Хорошо бы кто-нибудь квалифицированно проанализировал историю наших войн и сделал выводы. Хотя каждая нация нуждается в идеализации своего прошлого, без этого жить нельзя. Я категорически не согласен с тем, что не было никакого Ивана Сусанина или что Дмитрий Донской — не герой, что он из трусости переоделся простым ратником, спасая свою жизнь.

— Как вы оцениваете высказывание: у России единственное великое будущее — это ее прошлое?

— Как игру слов, не более. Подвергаясь тысячу лет риску физического истребления, в исключительно неблагоприятных природных условиях наш народ не только выстоял, но и создал уникальное государство, которое в 1991 году рухнуло под тяжестью собственной конструкции. Петр I на четверть уничтожил население страны, бездарно воевал, бездарно строил, бездарно планировал. При Екатерине II в России было 15 миллионов человек, к началу XX века нас стало уже 150 миллионов, а к концу — 250 миллионов. По расчетам военного министерства (в конце XIX века оно представляло доклад о стратегических задачах России в XX веке для российских вооруженных сил), население должно было вырасти до 400 миллионов человек. Но в результате войн и революций мы не добрали миллионов 100.

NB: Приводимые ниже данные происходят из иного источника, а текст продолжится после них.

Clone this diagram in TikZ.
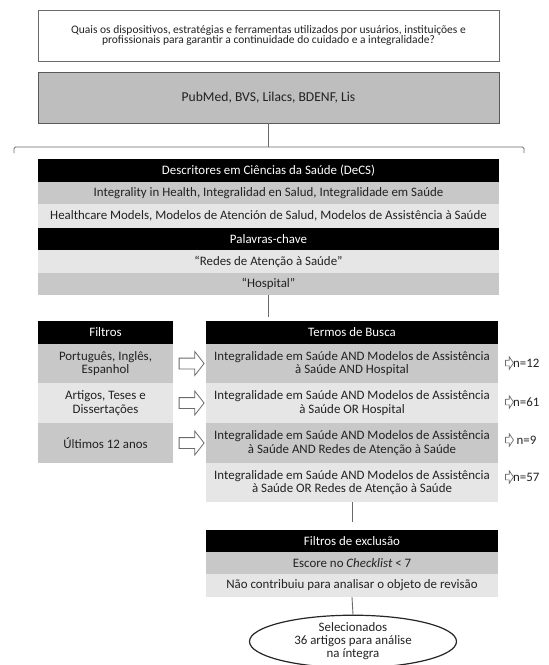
\documentclass[tikz,border=0pt]{standalone}
\usepackage{fontspec}
\setmainfont{Carlito}
\usetikzlibrary{shapes.arrows,shapes.geometric,calc}
\definecolor{midgray}{HTML}{C8C8C8}
\definecolor{litegray}{HTML}{E6E6E6}
\definecolor{linegray}{HTML}{6A6A6A}
\definecolor{txt}{HTML}{222222}
\begin{document}
\begin{tikzpicture}[x=1pt,y=-1pt,
  box/.style={rectangle, inner sep=0pt, align=center, text=txt, font=\fontsize{12.9}{13.5}\selectfont},
  hdr/.style={box, fill=black, text=white},
  midrow/.style={box, fill=midgray},
  literow/.style={box, fill=litegray},
  wide/.style={minimum width=461pt},
  filt/.style={minimum width=135pt},
  term/.style={minimum width=292pt},
  conn/.style={draw=linegray, line width=0.9pt},
  bigarrow/.style={single arrow, draw=linegray, fill=white, line width=0.8pt, inner xsep=0pt, inner ysep=5pt, minimum height=25pt, single arrow head extend=6.5pt, single arrow tip angle=104},
  smallarrow/.style={single arrow, draw=linegray, fill=white, line width=0.7pt, inner xsep=0pt, inner ysep=2.5pt, minimum height=8pt, single arrow head extend=3.5pt, single arrow tip angle=112},
  ntext/.style={anchor=west, inner sep=0pt, text=txt, font=\fontsize{12.9}{13.5}\selectfont}
]
\useasboundingbox (0,0) rectangle (549,665);

% question
\node[box, wide, draw=linegray, line width=0.9pt, fill=white, minimum height=51pt, font=\fontsize{11.5}{10.5}\selectfont] (q) at (268.5,35.5)
  {Quais os dispositivos, estratégias e ferramentas utilizados por usuários, instituições e\\profissionais para garantir a continuidade do cuidado e a integralidade?};
% databases
\node[box, wide, draw=black!65, line width=0.9pt, fill=midgray!95!black, minimum height=51pt, font=\fontsize{13.6}{15}\selectfont] (pub) at (268.5,97.5) {PubMed, BVS, Lilacs, BDENF, Lis};

% brace
\coordinate (bt) at (268.5,147);
\draw[conn] (pub.south) -- (bt);
\draw[conn, rounded corners=1.5pt] (14,153) -- (14,147) -- (524,147) -- (524,153);

% DeCS block
\node[hdr, wide, minimum height=23pt] (decs) at (268.5,170.5) {Descritores em Ciências da Saúde (DeCS)};
\node[midrow, wide, minimum height=22pt] (integ) at (268.5,193) {Integrality in Health, Integralidad en Salud, Integralidade em Saúde};
\node[literow, wide, minimum height=24pt] (hc) at (268.5,216) {Healthcare Models, Modelos de Atención de Salud, Modelos de Assistência à Saúde};
\node[hdr, wide, minimum height=22pt] (pal) at (268.5,239) {Palavras-chave};
\node[literow, wide, minimum height=23pt] (redes) at (268.5,261.5) {“Redes de Atenção à Saúde”};
\node[midrow, wide, minimum height=22pt] (hosp) at (268.5,284) {“Hospital”};
\coordinate (c1) at (268.5,317);
\draw[conn] (hosp.south) -- (c1);

% Filtros
\node[hdr, filt, minimum height=23pt] (fh) at (105.5,332.5) {Filtros};
\node[midrow, filt, minimum height=39pt] (f1) at (105.5,363.5) {Português, Inglês,\\Espanhol};
\node[literow, filt, minimum height=40pt] (f2) at (105.5,403) {Artigos, Teses e\\Dissertações};
\node[midrow, filt, minimum height=40pt] (f3) at (105.5,443) {Últimos 12 anos};

% Termos
\node[hdr, term, minimum height=23pt] (th) at (352,332.5) {Termos de Busca};
\node[midrow, term, minimum height=39pt] (t1) at (352,363.5) {Integralidade em Saúde AND Modelos de Assistência\\à Saúde AND Hospital};
\node[literow, term, minimum height=40pt] (t2) at (352,403) {Integralidade em Saúde AND Modelos de Assistência\\à Saúde OR Hospital};
\node[midrow, term, minimum height=40pt] (t3) at (352,443) {Integralidade em Saúde AND Modelos de Assistência\\à Saúde AND Redes de Atenção à Saúde};
\node[literow, term, minimum height=39pt] (t4) at (352,482.5) {Integralidade em Saúde AND Modelos de Assistência\\à Saúde OR Redes de Atenção à Saúde};

% big arrows
\node[bigarrow] (a1) at ($(f1.east)!0.5!(t1.west)$) {};
\node[bigarrow] (a2) at ($(f2.east)!0.5!(t2.west)$) {};
\node[bigarrow] (a3) at ($(f3.east)!0.5!(t3.west)$) {};

% counts
\node[ntext] (n1) at (513,363) {n=12};
\node[ntext] (n2) at (513,402) {n=61};
\node[ntext] (n3) at (516.5,440) {n=9};
\node[ntext] (n4) at (513,477) {n=57};
\node[smallarrow] (s1) at (508.5,363) {};
\node[smallarrow] (s2) at (508.5,402) {};
\node[smallarrow] (s3) at (508.5,440) {};
\node[smallarrow] (s4) at (508.5,477) {};

% exclusion
\coordinate (c2) at (352,522);
\draw[conn] (t4.south) -- (c2);
\node[hdr, term, minimum height=22pt] (ex) at (352,541) {Filtros de exclusão};
\node[midrow, term, minimum height=22pt] (esc) at (352,563) {Escore no \textit{Checklist} < 7};
\node[literow, term, minimum height=23pt] (nao) at (352,585.5) {Não contribuiu para analisar o objeto de revisão};

% result
\node[ellipse, draw=black!85, line width=1.2pt, fill=white, minimum width=207pt, minimum height=45pt, inner sep=0pt, align=center, text=txt, font=\fontsize{12.9}{13}\selectfont] (sel) at (353,641.5) {Selecionados\\36 artigos para análise\\na íntegra};
\draw[conn] (nao.south) -- (sel.north);
\end{tikzpicture}
\end{document}
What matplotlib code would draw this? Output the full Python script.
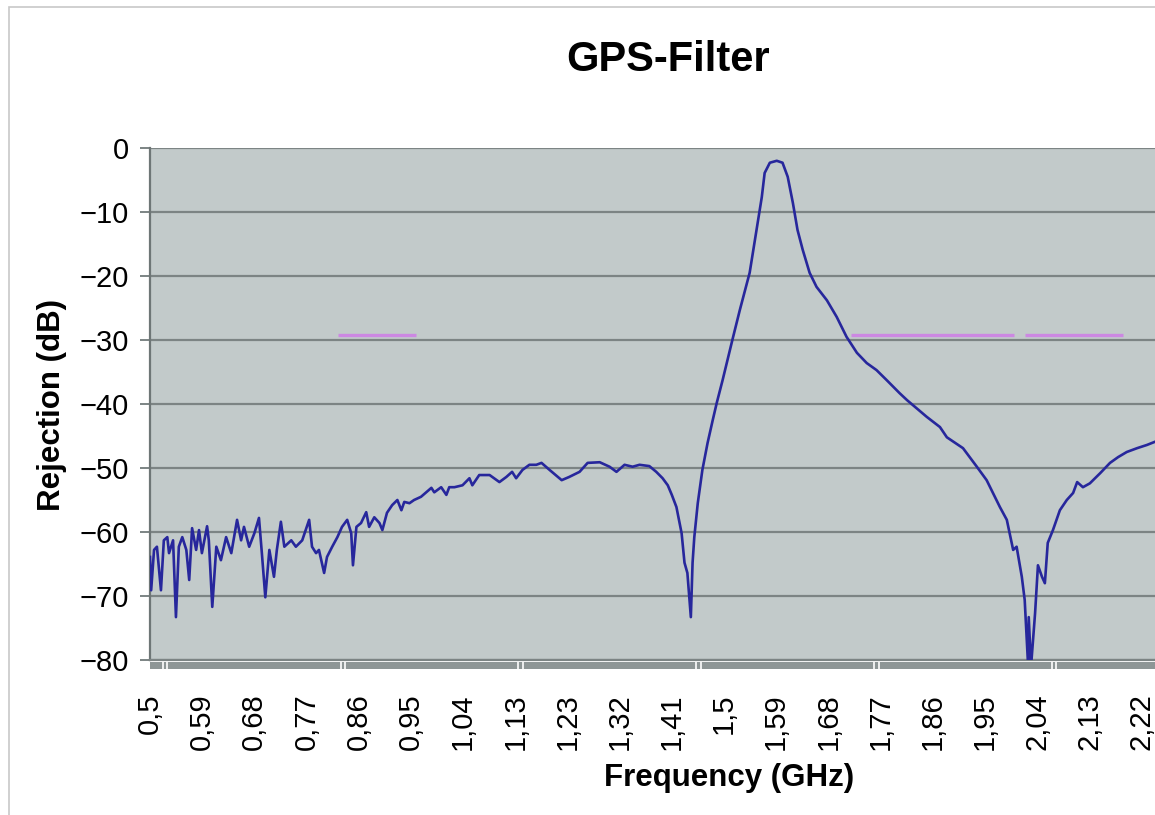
"""
GPS filter rejection sweep, redrawn in the old Excel chart look.
"""

import matplotlib

matplotlib.use("Agg")
import matplotlib.pyplot as plt
import numpy as np
from matplotlib.patches import Rectangle

FREQ_GHZ = [
    0.500, 0.502, 0.507, 0.512, 0.519, 0.524, 0.530, 0.533, 0.540, 0.545,
    0.550, 0.556, 0.563, 0.568, 0.573, 0.580, 0.585, 0.590, 0.599, 0.602,
    0.608, 0.615, 0.623, 0.632, 0.641, 0.651, 0.658, 0.663, 0.672, 0.681,
    0.689, 0.694, 0.700, 0.707, 0.715, 0.720, 0.727, 0.733, 0.745, 0.753,
    0.764, 0.776, 0.781, 0.788, 0.793, 0.802, 0.807, 0.816, 0.825, 0.833,
    0.842, 0.849, 0.852, 0.858, 0.866, 0.875, 0.880, 0.889, 0.898, 0.903,
    0.911, 0.920, 0.929, 0.936, 0.941, 0.950, 0.958, 0.970, 0.979, 0.988,
    0.993, 1.005, 1.014, 1.019, 1.028, 1.042, 1.054, 1.059, 1.071, 1.089,
    1.106, 1.118, 1.128, 1.135, 1.146, 1.158, 1.170, 1.179, 1.193, 1.214,
    1.227, 1.245, 1.259, 1.280, 1.297, 1.309, 1.323, 1.337, 1.349, 1.366,
    1.378, 1.389, 1.398, 1.405, 1.413, 1.422, 1.427, 1.432, 1.438, 1.441,
    1.444, 1.450, 1.458, 1.467, 1.476, 1.483, 1.493, 1.510, 1.523, 1.540,
    1.552, 1.561, 1.566, 1.575, 1.587, 1.597, 1.606, 1.615, 1.623, 1.632,
    1.644, 1.656, 1.674, 1.691, 1.708, 1.726, 1.743, 1.760, 1.778, 1.800,
    1.813, 1.847, 1.870, 1.882, 1.910, 1.934, 1.951, 1.962, 1.974, 1.986,
    1.991, 1.997, 2.003, 2.012, 2.017, 2.023, 2.024, 2.028, 2.035, 2.040,
    2.047, 2.052, 2.057, 2.066, 2.078, 2.090, 2.101, 2.108, 2.118, 2.130,
    2.148, 2.165, 2.179, 2.194, 2.212, 2.229, 2.243,
]
REJECTION_DB = [
    -63.9, -69.1, -62.8, -62.3, -69.1, -61.3, -60.8, -63.3, -61.3, -73.3,
    -62.3, -60.8, -62.8, -67.5, -59.4, -62.8, -59.7, -63.3, -59.1, -61.3,
    -71.7, -62.3, -64.4, -60.8, -63.3, -58.1, -61.3, -59.2, -62.3, -60.2,
    -57.8, -63.3, -70.2, -62.8, -67.0, -62.8, -58.4, -62.3, -61.3, -62.3,
    -61.3, -58.1, -62.3, -63.3, -62.8, -66.4, -63.9, -62.3, -60.8, -59.2,
    -58.1, -60.2, -65.2, -59.2, -58.6, -56.9, -59.2, -57.7, -58.6, -59.7,
    -57.0, -55.8, -55.0, -56.6, -55.3, -55.5, -55.0, -54.5, -53.8, -53.1,
    -53.8, -53.0, -54.2, -53.0, -53.0, -52.7, -51.6, -52.7, -51.1, -51.1,
    -52.2, -51.4, -50.6, -51.6, -50.3, -49.5, -49.5, -49.2, -50.3, -51.9,
    -51.4, -50.6, -49.2, -49.1, -49.8, -50.6, -49.5, -49.8, -49.5, -49.7,
    -50.6, -51.6, -52.7, -54.2, -56.1, -60.2, -64.8, -66.4, -73.3, -64.8,
    -60.8, -55.5, -50.3, -46.1, -42.5, -39.8, -36.3, -30.0, -25.3, -19.5,
    -12.8, -7.7, -3.9, -2.3, -2.0, -2.3, -4.5, -8.6, -12.8, -15.9,
    -19.5, -21.7, -23.8, -26.4, -29.5, -32.0, -33.6, -34.7, -36.3, -38.3,
    -39.4, -42.0, -43.6, -45.2, -46.9, -49.8, -51.9, -53.9, -56.1, -58.1,
    -60.2, -62.8, -62.3, -67.0, -70.6, -81.0, -73.3, -81.0, -72.7, -65.2,
    -67.0, -68.0, -61.7, -59.7, -56.6, -55.0, -53.9, -52.2, -53.0, -52.4,
    -50.8, -49.2, -48.3, -47.5, -46.9, -46.4, -45.9,
]

# rejection mask bands (start, stop) in GHz and their level
MASK_BANDS = [(0.826, 0.962), (1.715, 1.998), (2.017, 2.188)]
MASK_LEVEL_DB = -29.2

TICK_LABELS = [
    "0,5", "0,59", "0,68", "0,77", "0,86", "0,95", "1,04", "1,13", "1,23", "1,32",
    "1,41", "1,5", "1,59", "1,68", "1,77", "1,86", "1,95", "2,04", "2,13", "2,22",
]
TICK_STEP = 0.0905
BAND_MARKS_STEP = 0.3084

plt.rcParams["font.family"] = ["Liberation Sans", "DejaVu Sans"]

GRID_COLOR = "#7c8484"
PLOT_BG = "#c2caca"


def main():
    fig = plt.figure(figsize=(11.55, 8.15), dpi=100)
    ax = fig.add_axes([150 / 1155, 155 / 815, 1 - 150 / 1155, 512 / 815])
    ax.set_facecolor(PLOT_BG)

    ax.plot(FREQ_GHZ, REJECTION_DB, color="#27279c", lw=1.9, zorder=3,
            solid_joinstyle="round")
    for lo, hi in MASK_BANDS:
        ax.plot([lo, hi], [MASK_LEVEL_DB] * 2, color="#cc88e2", lw=2.4,
                solid_capstyle="butt", zorder=2)

    ax.set_xlim(0.5, 2.243)
    ax.set_ylim(-80, 0)
    ax.set_yticks(np.arange(-80, 1, 10))
    ax.yaxis.grid(True, color=GRID_COLOR, lw=1.6)
    ax.set_axisbelow(True)
    ax.tick_params(axis="y", direction="out", length=7, width=1.4,
                   color=GRID_COLOR, pad=8, labelsize=21)

    ticks = 0.5 + TICK_STEP * np.arange(len(TICK_LABELS))
    ax.set_xticks(ticks)
    ax.set_xticklabels(TICK_LABELS, rotation=90, va="top", ha="center")
    ax.tick_params(axis="x", length=0, pad=24, labelsize=21)

    for side in ("top", "right"):
        ax.spines[side].set_visible(False)
    ax.spines["left"].set_color("#6e7676")
    ax.spines["left"].set_linewidth(1.6)
    ax.spines["bottom"].set_color(GRID_COLOR)
    ax.spines["bottom"].set_linewidth(1.6)

    # gray category-tick band under the plot, with the white double marks
    ax.add_patch(Rectangle((0, -0.0176), 1, 0.0136, transform=ax.transAxes,
                           clip_on=False, fc="#8e9696", lw=0))
    marks = np.arange(0.526, 2.2, BAND_MARKS_STEP)
    for m in marks:
        ax.vlines([m - 0.004, m + 0.004], -0.0176, -0.004,
                  transform=ax.get_xaxis_transform(), colors="white",
                  lw=1.2, clip_on=False)

    fig.text(0.578, 0.926, "GPS-Filter", ha="center", va="center",
             fontsize=30, fontweight="bold")
    fig.text(0.045, 0.503, "Rejection (dB)", ha="center", va="center",
             rotation=90, fontsize=22.5, fontweight="bold")
    fig.text(0.631, 0.045, "Frequency (GHz)", ha="center", va="center",
             fontsize=22.5, fontweight="bold")

    # light chart-area frame
    fig.add_artist(Rectangle((9 / 1155, -0.02), 1.1, 1 - 7 / 815 + 0.02,
                             transform=fig.transFigure, fill=False,
                             ec="#c8c8c8", lw=1.2))

    fig.savefig("out.png", dpi=100, facecolor="white")
    plt.close(fig)


if __name__ == "__main__":
    main()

— Вы вскользь упомянули о том, что в 1991 году государственная конструкция рухнула под собственной тяжестью. Что Вы имели в виду?

— Это разговор особый. Глубоководные рыбы живут под чудовищным давлением, которого не выдерживают даже современные подводные лодки. Когда такую рыбу вытаскивают на поверхность, ее разрывает. Наше государственное устройство после 1917 года было рассчитано исключительно на внутренние и внешние кризисные ситуации. Пришлось создать административно-командную систему, потому что страна постоянно подвергалась угрозе извне, которая, как показал 1941 год, оказалась отнюдь не мнимой.

После 1945 года мы были окружены военными базами, разрабатывались планы атомных бомбардировок наших объектов. Кстати, недавно в «Совершенно секретно» прошел любопытный материал о том, почему американцы при Трумане, во время берлинского кризиса отказались бомбить нашу страну: они не были уверены в успехе. Я хочу сказать, что государство строилось для отражения угрозы. Нужно было поддерживать оборонную мощь.

Если говорить о внутренней опасности, то она существовала для людей, находившихся у власти. Им потребовался репрессивный аппарат, и они его создали. Это же относится и к пропагандистскому аппарату. В стране в начале 1970-х годов было 180 тысяч философов, кандидатов и докторов философских наук. Никакая другая система не смогла бы, как это случилось у нас, справиться не только с оппозицией, но и с потенциальными зародышами этой оппозиции.

Со временем тяжесть военных расходов стала совершенно невыносимой. Эта тенденция, как писал Ключевский, была характерна для России еще в царствование Ивана IV. Таково проклятье нашей истории: бремя военных расходов, неэффективность экономики… Я только сейчас начинаю осознавать, что же это была за чудовищная махина — наш ВПК! Наверное, во всей стране нет ни одного районного центра, где не существовало бы военного предприятия. Думаю, что даже оборонный отдел ЦК до конца не представлял, какая громадная выросла опухоль. Естественно, возникло стремление освободиться от этой ноши. Хрущев первым заговорил о необходимости «перековать мечи на орала». При Брежневе начались переговоры и процессы по разоружению, хотя наращивание военной мощи продолжалось.